AIM
Print, word for word, the opening line of the data below and every line after it through the line that contains "(194,555) -- cycle;", but not the pictures.

:: RECORDED INFORMATION ::

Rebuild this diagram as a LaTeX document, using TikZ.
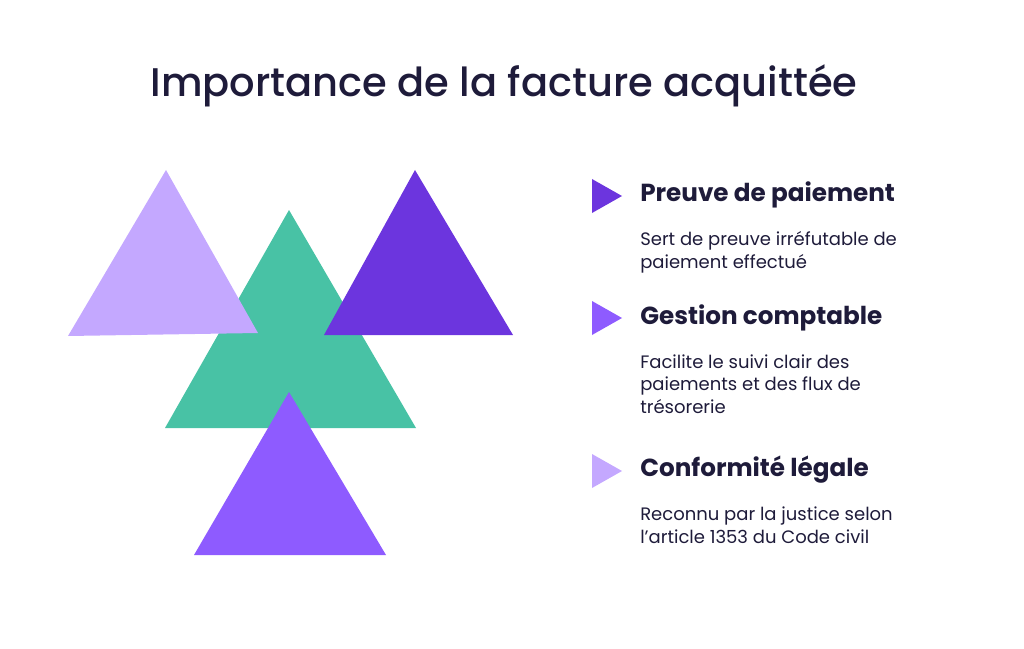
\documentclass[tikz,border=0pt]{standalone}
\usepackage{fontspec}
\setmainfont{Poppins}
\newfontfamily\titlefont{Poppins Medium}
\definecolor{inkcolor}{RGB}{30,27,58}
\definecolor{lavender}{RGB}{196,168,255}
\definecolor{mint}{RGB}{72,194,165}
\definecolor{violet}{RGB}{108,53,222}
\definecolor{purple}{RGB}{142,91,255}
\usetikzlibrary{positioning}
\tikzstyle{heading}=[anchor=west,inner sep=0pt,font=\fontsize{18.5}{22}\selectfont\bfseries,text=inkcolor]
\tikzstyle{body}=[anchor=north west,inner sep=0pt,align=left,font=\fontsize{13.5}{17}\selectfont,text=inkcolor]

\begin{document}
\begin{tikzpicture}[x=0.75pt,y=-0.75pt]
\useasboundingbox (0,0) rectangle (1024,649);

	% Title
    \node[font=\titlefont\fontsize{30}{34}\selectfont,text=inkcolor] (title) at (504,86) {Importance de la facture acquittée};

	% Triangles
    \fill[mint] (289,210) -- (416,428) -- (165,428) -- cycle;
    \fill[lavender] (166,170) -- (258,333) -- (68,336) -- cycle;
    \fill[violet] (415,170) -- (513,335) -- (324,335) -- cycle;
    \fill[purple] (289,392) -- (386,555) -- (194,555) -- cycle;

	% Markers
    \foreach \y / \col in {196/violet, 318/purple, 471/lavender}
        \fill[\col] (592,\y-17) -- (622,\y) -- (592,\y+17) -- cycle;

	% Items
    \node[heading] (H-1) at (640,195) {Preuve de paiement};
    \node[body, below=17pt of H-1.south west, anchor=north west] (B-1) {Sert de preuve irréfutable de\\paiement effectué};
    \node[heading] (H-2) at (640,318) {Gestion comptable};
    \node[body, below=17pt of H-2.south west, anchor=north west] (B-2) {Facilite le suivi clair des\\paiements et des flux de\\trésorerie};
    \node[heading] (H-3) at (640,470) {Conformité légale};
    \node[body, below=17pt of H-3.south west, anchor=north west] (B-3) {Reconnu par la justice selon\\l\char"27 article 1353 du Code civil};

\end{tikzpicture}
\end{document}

:::

RESULT OF THIS EXERCISE
Rebuild this diagram as a LaTeX document, using TikZ.
\documentclass[tikz,border=0pt]{standalone}
\usepackage{fontspec}
\setmainfont{Poppins}
\newfontfamily\titlefont{Poppins Medium}
\definecolor{inkcolor}{RGB}{30,27,58}
\definecolor{lavender}{RGB}{196,168,255}
\definecolor{mint}{RGB}{72,194,165}
\definecolor{violet}{RGB}{108,53,222}
\definecolor{purple}{RGB}{142,91,255}
\usetikzlibrary{positioning}
\tikzstyle{heading}=[anchor=west,inner sep=0pt,font=\fontsize{18.5}{22}\selectfont\bfseries,text=inkcolor]
\tikzstyle{body}=[anchor=north west,inner sep=0pt,align=left,font=\fontsize{13.5}{17}\selectfont,text=inkcolor]

\begin{document}
\begin{tikzpicture}[x=0.75pt,y=-0.75pt]
\useasboundingbox (0,0) rectangle (1024,649);

	% Title
    \node[font=\titlefont\fontsize{30}{34}\selectfont,text=inkcolor] (title) at (504,86) {Importance de la facture acquittée};

	% Triangles
    \fill[mint] (289,210) -- (416,428) -- (165,428) -- cycle;
    \fill[lavender] (166,170) -- (258,333) -- (68,336) -- cycle;
    \fill[violet] (415,170) -- (513,335) -- (324,335) -- cycle;
    \fill[purple] (289,392) -- (386,555) -- (194,555) -- cycle;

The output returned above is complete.